Don’t worry, Adam Riess — we still think you’re the dreamiest astrophysicist (and Nobel laureate) in town. But what prestigious prizes have you brought home this week? None! And so, while you’re slacking off at Ocean City or Monaco or wherever brilliant people spend their summers, we’ll turn our attention to another Baltimore smart guy: Johns Hopkins professor Charles L. Bennett.
This week Bennett was awarded the Gruber Foundation’s annual cosmology prize for his research with NASA’s Wilkinson Microwave Anisotropy Probe, which scanned space looking for microwave radiation. Their findings have “formed the foundation for what scientists know about the makeup, origins and expansion of the universe,” according to the Baltimore Sun. Which sounds…. pretty important.

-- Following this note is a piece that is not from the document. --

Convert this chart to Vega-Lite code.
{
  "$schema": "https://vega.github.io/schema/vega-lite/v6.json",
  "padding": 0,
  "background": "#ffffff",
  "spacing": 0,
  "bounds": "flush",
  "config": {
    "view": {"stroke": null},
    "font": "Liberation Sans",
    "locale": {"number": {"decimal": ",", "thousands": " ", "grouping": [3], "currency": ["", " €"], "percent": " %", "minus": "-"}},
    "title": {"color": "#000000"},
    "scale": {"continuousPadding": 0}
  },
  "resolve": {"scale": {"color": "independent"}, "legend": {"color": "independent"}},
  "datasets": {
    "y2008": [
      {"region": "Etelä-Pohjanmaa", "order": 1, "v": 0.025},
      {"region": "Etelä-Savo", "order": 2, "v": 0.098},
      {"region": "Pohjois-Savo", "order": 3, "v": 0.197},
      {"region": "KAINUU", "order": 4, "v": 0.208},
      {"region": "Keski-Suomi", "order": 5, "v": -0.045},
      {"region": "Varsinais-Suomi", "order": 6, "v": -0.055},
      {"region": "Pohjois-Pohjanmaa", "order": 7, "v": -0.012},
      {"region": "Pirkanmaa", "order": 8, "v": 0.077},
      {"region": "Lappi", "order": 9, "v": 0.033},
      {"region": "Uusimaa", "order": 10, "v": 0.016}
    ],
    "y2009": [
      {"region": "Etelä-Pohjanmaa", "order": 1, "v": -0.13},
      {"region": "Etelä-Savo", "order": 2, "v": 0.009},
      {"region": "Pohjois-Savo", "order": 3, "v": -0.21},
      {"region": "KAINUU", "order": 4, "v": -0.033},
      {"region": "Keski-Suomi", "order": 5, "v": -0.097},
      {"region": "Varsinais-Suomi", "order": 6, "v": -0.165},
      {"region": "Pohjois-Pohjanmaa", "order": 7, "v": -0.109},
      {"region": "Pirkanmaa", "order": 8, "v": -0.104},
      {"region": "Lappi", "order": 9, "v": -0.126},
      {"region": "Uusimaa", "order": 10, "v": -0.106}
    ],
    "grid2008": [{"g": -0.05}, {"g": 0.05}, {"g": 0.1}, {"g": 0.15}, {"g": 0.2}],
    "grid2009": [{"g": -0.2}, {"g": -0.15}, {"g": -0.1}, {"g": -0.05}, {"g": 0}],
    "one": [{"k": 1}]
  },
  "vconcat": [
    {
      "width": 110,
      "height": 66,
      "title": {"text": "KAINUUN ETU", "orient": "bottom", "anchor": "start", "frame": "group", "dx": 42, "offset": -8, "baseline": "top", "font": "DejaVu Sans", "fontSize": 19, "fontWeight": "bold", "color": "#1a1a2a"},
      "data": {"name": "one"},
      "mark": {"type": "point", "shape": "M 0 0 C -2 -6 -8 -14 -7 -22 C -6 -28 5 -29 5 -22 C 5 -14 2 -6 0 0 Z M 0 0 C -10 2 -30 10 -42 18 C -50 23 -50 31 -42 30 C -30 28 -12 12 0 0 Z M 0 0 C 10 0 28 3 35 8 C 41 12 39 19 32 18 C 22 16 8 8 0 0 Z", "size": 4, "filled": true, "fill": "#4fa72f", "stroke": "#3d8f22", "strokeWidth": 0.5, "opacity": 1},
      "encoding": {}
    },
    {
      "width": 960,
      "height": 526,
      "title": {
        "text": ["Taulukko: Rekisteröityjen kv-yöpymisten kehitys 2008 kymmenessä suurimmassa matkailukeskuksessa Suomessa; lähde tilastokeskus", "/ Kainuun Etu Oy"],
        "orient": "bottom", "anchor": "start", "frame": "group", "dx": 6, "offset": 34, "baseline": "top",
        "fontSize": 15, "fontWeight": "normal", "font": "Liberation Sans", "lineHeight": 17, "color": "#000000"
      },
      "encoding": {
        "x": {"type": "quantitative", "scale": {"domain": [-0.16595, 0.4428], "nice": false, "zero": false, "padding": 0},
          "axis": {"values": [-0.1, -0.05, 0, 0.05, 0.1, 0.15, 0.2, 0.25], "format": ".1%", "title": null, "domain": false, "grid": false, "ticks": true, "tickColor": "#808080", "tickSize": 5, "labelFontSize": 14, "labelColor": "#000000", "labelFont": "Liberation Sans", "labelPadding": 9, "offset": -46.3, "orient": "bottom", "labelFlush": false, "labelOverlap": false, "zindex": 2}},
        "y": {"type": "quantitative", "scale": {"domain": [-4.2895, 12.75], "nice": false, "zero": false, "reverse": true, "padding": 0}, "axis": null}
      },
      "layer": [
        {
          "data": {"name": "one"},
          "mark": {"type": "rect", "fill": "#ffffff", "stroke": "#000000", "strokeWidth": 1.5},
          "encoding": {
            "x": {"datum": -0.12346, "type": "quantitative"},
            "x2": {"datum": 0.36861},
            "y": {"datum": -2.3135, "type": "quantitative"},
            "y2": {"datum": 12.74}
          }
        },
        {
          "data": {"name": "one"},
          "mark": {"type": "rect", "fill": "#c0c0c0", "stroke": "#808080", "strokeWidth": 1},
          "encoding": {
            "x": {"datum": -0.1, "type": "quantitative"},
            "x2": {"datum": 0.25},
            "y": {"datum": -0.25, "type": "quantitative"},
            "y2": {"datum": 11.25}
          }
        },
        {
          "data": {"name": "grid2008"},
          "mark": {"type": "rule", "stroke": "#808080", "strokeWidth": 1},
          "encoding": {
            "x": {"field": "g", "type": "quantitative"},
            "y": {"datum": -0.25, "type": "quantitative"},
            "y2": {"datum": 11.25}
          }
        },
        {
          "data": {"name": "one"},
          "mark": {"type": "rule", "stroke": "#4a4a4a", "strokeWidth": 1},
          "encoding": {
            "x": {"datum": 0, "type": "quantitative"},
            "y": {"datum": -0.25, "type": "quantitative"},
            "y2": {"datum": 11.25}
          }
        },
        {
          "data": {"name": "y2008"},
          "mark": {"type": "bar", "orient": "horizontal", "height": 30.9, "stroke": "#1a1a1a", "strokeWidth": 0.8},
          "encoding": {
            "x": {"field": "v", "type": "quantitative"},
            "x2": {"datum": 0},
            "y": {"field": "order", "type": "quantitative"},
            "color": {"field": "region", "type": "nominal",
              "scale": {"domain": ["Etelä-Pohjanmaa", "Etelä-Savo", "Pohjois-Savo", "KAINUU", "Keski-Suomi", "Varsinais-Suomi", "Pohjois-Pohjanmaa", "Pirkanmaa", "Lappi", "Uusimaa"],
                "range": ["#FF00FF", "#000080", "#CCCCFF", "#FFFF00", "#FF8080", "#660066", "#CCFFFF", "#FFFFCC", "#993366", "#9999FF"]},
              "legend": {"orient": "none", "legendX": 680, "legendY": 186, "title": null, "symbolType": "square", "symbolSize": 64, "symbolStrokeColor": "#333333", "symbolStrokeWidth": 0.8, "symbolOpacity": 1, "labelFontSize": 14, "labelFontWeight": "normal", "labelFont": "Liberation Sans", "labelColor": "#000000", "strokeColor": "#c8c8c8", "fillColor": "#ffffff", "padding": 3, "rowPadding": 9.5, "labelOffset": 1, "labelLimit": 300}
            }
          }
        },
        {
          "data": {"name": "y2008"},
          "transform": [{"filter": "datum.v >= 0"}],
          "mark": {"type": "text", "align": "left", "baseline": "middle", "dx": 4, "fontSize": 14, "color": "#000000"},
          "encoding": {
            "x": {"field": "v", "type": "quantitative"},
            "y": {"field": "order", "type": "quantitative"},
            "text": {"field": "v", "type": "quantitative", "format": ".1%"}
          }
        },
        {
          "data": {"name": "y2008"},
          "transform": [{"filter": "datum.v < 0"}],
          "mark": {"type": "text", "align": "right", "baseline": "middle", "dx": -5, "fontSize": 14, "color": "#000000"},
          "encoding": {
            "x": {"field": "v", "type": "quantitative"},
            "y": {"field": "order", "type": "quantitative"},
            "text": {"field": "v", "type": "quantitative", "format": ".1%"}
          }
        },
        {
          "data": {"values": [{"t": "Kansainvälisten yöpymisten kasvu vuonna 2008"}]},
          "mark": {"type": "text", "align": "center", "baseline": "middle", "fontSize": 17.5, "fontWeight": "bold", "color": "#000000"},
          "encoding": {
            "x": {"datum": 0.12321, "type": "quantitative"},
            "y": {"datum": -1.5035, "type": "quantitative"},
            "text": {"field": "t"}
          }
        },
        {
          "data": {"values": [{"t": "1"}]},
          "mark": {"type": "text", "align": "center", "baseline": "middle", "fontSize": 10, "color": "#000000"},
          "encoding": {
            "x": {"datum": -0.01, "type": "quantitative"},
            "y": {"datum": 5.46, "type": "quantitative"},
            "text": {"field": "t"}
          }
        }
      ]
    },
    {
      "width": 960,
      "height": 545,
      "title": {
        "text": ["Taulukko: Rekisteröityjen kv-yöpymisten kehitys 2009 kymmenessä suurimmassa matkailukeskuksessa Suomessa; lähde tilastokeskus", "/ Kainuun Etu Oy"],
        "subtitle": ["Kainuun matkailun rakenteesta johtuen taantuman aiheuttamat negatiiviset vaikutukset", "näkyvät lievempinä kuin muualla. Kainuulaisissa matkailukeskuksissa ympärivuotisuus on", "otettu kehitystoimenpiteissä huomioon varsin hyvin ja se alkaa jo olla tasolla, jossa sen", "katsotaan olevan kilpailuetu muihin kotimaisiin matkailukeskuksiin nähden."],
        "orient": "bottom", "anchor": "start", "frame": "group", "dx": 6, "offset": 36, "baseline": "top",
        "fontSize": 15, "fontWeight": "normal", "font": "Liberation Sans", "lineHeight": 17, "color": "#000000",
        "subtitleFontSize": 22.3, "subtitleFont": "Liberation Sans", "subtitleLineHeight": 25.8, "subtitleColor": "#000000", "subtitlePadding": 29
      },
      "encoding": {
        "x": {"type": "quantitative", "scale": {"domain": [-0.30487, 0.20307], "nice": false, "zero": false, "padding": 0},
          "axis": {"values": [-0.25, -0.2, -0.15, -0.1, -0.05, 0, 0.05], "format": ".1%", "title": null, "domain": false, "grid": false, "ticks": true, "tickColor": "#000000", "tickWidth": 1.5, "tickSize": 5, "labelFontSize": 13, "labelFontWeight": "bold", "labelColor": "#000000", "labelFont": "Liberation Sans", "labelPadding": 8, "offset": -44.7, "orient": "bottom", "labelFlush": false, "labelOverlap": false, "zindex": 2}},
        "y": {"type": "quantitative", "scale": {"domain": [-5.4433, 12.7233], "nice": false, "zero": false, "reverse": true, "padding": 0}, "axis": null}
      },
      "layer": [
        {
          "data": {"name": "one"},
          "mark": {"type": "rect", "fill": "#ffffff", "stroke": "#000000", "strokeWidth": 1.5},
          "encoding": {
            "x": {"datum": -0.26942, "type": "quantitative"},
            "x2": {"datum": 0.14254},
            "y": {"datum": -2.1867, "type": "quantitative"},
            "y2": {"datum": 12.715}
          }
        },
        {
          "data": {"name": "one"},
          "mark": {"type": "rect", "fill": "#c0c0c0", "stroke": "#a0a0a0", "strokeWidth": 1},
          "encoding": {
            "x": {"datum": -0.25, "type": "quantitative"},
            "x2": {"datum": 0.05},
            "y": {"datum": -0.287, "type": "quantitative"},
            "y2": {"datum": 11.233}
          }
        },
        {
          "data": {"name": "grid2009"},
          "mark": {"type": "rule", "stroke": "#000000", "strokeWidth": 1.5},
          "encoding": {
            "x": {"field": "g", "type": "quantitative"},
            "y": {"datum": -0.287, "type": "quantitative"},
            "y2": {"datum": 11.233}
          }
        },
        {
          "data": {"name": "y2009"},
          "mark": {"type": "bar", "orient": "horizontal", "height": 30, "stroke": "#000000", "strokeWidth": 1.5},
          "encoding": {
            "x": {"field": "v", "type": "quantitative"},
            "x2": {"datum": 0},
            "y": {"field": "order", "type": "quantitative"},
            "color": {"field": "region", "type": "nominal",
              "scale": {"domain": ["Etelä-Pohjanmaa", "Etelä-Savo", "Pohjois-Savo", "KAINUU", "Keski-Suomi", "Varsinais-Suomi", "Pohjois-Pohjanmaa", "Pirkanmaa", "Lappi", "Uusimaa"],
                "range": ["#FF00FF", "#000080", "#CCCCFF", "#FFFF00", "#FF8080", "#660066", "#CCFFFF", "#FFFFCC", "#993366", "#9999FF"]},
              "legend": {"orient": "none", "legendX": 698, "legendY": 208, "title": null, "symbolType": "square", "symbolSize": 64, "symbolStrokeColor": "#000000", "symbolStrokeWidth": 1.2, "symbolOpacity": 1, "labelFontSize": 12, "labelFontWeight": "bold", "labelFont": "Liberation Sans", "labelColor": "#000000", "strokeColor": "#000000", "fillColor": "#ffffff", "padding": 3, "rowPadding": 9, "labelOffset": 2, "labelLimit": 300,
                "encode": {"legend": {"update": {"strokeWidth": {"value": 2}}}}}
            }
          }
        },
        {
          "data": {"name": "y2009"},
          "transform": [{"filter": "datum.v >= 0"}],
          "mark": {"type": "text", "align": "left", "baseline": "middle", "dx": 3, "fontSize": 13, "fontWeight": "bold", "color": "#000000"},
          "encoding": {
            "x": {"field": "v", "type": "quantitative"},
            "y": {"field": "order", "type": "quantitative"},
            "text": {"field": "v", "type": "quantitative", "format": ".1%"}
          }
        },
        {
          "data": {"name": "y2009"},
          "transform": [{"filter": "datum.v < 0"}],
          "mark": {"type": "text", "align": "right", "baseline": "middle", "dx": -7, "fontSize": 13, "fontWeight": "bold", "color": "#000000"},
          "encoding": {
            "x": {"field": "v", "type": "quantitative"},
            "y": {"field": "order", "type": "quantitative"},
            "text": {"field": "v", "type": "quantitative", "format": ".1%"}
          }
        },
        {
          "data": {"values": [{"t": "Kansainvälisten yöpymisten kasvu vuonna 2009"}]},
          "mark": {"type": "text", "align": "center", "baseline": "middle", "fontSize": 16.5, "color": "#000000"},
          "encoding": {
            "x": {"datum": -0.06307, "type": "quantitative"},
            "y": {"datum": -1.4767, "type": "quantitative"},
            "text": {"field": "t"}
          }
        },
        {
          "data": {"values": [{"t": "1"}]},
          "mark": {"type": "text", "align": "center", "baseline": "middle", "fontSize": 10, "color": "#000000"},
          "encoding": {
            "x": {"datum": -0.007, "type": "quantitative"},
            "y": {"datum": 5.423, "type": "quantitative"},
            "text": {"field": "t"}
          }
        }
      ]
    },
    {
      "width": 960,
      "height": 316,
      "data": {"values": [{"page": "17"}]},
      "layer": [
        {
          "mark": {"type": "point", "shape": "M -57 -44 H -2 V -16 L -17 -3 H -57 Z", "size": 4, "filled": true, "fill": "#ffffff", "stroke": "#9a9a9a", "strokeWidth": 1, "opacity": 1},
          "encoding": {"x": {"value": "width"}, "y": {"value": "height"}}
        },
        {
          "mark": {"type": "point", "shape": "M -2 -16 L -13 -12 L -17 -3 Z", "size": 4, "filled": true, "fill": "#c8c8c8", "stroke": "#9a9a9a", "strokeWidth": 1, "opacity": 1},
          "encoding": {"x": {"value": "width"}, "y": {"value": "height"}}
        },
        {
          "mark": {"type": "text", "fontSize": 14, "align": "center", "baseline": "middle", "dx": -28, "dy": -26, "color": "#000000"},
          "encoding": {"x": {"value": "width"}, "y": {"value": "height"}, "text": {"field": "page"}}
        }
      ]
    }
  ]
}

Some of their findings: substantiating the Big Bang Theory (more or less), discovering that atoms make up less than 5 percent of the universe, giving the best (to-date) estimate for the age of the universe, and finding that the universe’s first stars formed when it was about 400 million years old. Basically, this team came up with a model for the universe’s birth and expansion that has become standard.
If you’re feeling sorry for Adam Riess, don’t be — his team won the prize back in 2007. Does that mean Bennett might be looking at a Nobel in the near future? We don’t see why not — and neither does Riess: “Chuck Bennett and the WMAP team put the ‘precision’ in the new field of precision cosmology, and set the ‘standard’ for the Standard Cosmological Model,” he said in a press release.